Vincent Vermeulen,
Thank you for your reply. You're right (I was wrong) about /dev/sda4 and /dev/sda5.
Yes, I'm somewhat comfortable editing partitions. I say "somewhat" because I'm a bit apprehensive about making changes that carry much risk!

I plan on using Mint much more often than Ubuntu (for every one boot into Ubuntu, I plan 100 logins into Mint). So, yes, I think it would be good to not have a GRUB menu dependent on keeping the Ubuntu distro.
When I installed Mint 13 a few days ago, I installed MBR on /dev/sda/. I think "sda" without a number appended means "hard drive".
Vincent Vermeulen wrote: And if you don't want Ubuntu to hijack the MBR with its GRUB, tell it to install GRUB to Ubuntu's new root partition (/dev/sda7).
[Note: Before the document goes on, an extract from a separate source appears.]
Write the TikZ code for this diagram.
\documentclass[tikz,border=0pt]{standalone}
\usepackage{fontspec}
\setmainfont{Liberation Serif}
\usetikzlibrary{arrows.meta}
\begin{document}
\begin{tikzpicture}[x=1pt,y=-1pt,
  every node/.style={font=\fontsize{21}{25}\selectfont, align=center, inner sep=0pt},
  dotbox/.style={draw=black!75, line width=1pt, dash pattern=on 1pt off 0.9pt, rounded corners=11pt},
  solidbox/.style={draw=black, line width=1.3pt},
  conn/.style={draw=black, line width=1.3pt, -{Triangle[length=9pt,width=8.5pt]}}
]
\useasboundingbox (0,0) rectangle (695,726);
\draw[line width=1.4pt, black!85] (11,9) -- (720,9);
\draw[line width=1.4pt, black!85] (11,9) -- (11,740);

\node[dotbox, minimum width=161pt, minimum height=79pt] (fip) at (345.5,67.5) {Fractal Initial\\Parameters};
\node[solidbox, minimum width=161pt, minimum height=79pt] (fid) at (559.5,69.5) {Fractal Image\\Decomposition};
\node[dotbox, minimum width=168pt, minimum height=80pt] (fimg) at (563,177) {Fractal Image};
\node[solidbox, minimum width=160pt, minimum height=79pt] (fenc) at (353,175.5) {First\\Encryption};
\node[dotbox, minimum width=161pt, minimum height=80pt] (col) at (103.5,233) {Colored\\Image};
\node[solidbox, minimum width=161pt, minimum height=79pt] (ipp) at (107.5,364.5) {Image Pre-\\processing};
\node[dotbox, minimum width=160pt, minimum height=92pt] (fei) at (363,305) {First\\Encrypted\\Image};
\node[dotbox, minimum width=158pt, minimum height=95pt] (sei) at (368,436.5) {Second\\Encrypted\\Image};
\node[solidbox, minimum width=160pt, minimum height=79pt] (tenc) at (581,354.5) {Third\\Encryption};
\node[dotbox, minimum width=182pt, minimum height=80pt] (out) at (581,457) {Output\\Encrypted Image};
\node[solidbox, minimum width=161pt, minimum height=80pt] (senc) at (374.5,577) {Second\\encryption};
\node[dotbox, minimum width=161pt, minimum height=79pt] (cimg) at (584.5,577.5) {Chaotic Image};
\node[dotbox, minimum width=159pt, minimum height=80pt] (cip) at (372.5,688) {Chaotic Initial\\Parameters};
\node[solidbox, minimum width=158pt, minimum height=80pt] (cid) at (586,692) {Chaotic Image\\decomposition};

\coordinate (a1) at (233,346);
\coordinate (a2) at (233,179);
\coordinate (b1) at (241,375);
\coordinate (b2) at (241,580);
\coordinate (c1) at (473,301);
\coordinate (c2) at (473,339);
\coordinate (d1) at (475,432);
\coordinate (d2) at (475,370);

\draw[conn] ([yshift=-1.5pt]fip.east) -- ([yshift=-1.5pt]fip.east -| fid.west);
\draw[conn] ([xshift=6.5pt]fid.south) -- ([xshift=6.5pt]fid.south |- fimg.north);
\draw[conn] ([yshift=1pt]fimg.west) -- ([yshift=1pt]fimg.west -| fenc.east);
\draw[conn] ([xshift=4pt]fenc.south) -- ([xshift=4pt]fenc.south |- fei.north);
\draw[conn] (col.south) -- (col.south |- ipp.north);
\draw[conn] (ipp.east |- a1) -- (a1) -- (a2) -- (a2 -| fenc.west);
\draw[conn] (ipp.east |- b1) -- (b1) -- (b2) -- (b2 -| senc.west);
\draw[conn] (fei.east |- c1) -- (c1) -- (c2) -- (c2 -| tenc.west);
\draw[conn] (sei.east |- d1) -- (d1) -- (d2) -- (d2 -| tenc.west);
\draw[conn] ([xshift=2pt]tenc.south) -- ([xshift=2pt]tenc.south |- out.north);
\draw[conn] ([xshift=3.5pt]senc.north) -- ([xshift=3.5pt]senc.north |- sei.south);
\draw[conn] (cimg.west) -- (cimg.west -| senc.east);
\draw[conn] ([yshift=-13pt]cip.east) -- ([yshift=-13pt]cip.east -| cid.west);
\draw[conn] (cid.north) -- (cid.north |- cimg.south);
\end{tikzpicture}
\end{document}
I understand the instruction, but I'd also like to understand:
Question 1: Why does installing GRUB to Ubuntu's new partition mean that Ubuntu won't hijack MBR?
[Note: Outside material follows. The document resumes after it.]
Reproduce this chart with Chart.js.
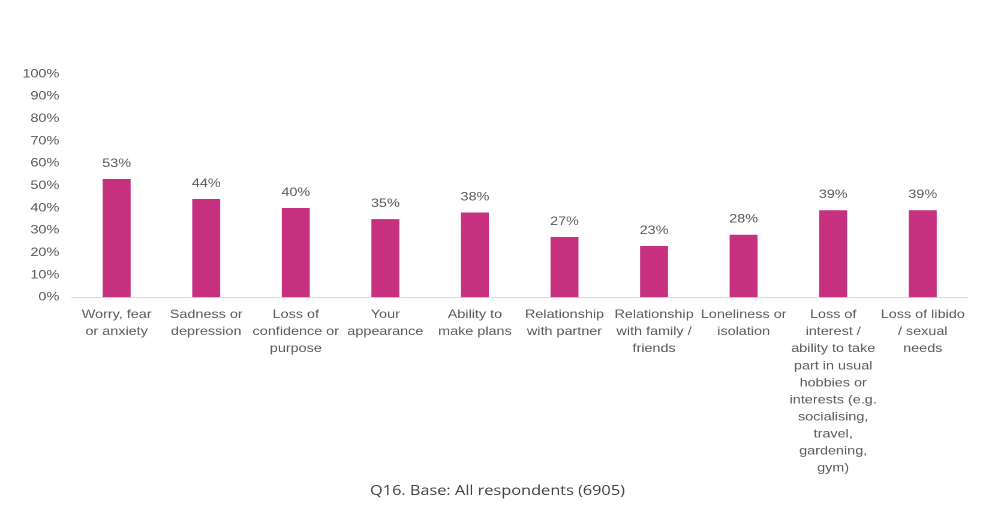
<!DOCTYPE html>
<html>
<head>
<meta charset="utf-8">
<script src="https://cdn.jsdelivr.net/npm/chart.js@4/dist/chart.umd.min.js"></script>
<style>
html,body{margin:0;padding:0;background:#fff;overflow:hidden;}
#wrap{width:1004px;height:513px;overflow:hidden;}
#c{display:block;transform:scaleX(1.19952);transform-origin:0 0;}
</style>
</head>
<body>
<div id="wrap"><canvas id="c" width="837" height="513" style="width:837px;height:513px"></canvas></div>
<script>
const categories = [
  ["Worry, fear","or anxiety"],
  ["Sadness or","depression"],
  ["Loss of","confidence or","purpose"],
  ["Your","appearance"],
  ["Ability to","make plans"],
  ["Relationship","with partner"],
  ["Relationship","with family /","friends"],
  ["Loneliness or","isolation"],
  ["Loss of","interest /","ability to take","part in usual","hobbies or","interests (e.g.","socialising,","travel,","gardening,","gym)"],
  ["Loss of libido","/ sexual","needs"]
];
const values = [53, 44, 40, 35, 38, 27, 23, 28, 39, 39];
const yTicks = [0,10,20,30,40,50,60,70,80,90,100];
const titleText = "Q16. Base: All respondents (6905)";

const valueLabels = {
  id: 'valueLabels',
  afterDatasetsDraw(chart) {
    const ctx = chart.ctx;
    const meta = chart.getDatasetMeta(0);
    ctx.save();
    ctx.font = '12px "Liberation Sans", Arial, sans-serif';
    ctx.fillStyle = '#595959';
    ctx.textAlign = 'center';
    ctx.textBaseline = 'middle';
    meta.data.forEach((bar, i) => {
      ctx.fillText(values[i] + '%', bar.x, bar.y - 15.5);
    });
    ctx.restore();
  }
};

const bottomTitle = {
  id: 'bottomTitle',
  afterDraw(chart) {
    const ctx = chart.ctx;
    ctx.save();
    ctx.font = '13.6px "Open Sans", sans-serif';
    ctx.fillStyle = '#404040';
    ctx.textAlign = 'center';
    ctx.textBaseline = 'middle';
    ctx.fillText(titleText, chart.width * 0.4955, chart.height - 22);
    ctx.restore();
  }
};

new Chart(document.getElementById('c'), {
  type: 'bar',
  data: {
    labels: categories,
    datasets: [{
      data: values,
      backgroundColor: '#C7307F',
      borderWidth: 0,
      barPercentage: 0.312,
      categoryPercentage: 1.0
    }]
  },
  options: {
    responsive: false,
    animation: false,
    devicePixelRatio: 2,
    layout: { padding: { top: 74, left: 0, right: 30.4, bottom: 0 } },
    plugins: {
      legend: { display: false },
      tooltip: { enabled: false },
      title: { display: false }
    },
    scales: {
      x: {
        grid: { display: false, drawTicks: false },
        border: { display: true, color: '#D9D9D9', width: 1 },
        ticks: {
          autoSkip: false, maxRotation: 0, minRotation: 0,
          padding: 9,
          color: '#595959',
          font: { family: '"Liberation Sans", Arial, sans-serif', size: 12, lineHeight: 1.42 }
        },
        afterFit(scale) { scale.height = 215.7; }
      },
      y: {
        min: 0, max: 100,
        afterBuildTicks(scale) { scale.ticks = yTicks.map(v => ({ value: v })); },
        grid: { display: false, drawTicks: false },
        border: { display: false },
        ticks: {
          padding: 10.5,
          color: '#595959',
          font: { family: '"Liberation Sans", Arial, sans-serif', size: 12 },
          callback: v => v + '%'
        },
        afterFit(scale) { scale.width = 59.9; }
      }
    }
  },
  plugins: [valueLabels, bottomTitle]
});
</script>
</body>
</html>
Question 2: If I do go ahead and install GRUB on Ubuntu's new partition, won't that mean that if I remove the Ubuntu partition, I'm left with no GRUB?
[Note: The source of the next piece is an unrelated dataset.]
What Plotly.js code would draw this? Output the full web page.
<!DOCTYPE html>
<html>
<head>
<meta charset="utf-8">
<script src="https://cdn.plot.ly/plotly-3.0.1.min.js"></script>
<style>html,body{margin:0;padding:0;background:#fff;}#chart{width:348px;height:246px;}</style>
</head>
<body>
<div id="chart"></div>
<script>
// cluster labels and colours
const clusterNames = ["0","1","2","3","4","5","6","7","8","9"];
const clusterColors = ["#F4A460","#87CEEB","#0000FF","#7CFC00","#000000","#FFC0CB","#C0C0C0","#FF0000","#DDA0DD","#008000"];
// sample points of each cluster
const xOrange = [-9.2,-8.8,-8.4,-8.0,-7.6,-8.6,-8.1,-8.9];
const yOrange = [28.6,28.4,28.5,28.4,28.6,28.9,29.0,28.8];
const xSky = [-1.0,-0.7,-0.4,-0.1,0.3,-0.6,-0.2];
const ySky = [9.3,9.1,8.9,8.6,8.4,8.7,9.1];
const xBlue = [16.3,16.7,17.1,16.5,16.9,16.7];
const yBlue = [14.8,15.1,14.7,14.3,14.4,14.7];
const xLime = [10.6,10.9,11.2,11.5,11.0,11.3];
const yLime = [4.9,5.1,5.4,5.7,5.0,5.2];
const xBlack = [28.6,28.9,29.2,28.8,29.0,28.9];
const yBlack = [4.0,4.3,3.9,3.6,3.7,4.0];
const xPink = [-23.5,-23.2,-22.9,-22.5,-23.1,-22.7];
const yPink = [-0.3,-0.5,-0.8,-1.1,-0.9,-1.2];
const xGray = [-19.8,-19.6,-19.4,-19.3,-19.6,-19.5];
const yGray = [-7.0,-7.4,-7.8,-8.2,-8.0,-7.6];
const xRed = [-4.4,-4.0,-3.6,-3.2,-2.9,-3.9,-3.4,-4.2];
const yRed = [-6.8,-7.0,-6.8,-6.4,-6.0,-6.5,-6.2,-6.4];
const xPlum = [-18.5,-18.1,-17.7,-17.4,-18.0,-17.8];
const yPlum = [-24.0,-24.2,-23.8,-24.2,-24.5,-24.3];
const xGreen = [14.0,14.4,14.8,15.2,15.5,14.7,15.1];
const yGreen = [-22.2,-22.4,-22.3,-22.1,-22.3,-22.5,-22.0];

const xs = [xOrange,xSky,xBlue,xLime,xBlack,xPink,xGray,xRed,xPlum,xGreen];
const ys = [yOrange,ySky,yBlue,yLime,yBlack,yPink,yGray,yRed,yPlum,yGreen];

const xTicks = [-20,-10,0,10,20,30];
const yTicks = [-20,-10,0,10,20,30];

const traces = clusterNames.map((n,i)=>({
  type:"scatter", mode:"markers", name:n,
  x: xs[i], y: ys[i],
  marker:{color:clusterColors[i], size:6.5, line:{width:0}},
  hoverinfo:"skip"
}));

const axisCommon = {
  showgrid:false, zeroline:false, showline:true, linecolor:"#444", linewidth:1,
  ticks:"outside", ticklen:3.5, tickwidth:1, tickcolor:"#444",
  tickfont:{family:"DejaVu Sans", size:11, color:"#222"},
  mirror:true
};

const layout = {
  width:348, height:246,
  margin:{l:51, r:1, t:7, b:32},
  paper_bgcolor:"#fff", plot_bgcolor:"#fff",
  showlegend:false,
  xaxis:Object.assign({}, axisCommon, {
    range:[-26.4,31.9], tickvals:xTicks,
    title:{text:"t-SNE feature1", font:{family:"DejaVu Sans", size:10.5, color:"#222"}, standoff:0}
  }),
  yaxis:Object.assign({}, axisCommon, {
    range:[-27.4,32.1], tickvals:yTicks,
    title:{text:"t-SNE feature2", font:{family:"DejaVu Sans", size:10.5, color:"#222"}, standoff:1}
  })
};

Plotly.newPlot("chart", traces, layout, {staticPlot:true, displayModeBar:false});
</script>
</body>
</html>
Question 3: Or, to to ask a similar question: How can I update the boot-menu (GRUB) if I later decide to remove the Ubuntu partition?
Question 4: Is a partition of 4 GB spacious enough for Ubuntu? To know how much space a distro is most efficient with, do I simply just need to see how much space it takes on the hard drive and add a few MB of extra free space? The reason I'm asking about this is because I want most of my Linux space to go to Mint, and only the minimum (but not too small to create a slowdown) to Ubuntu.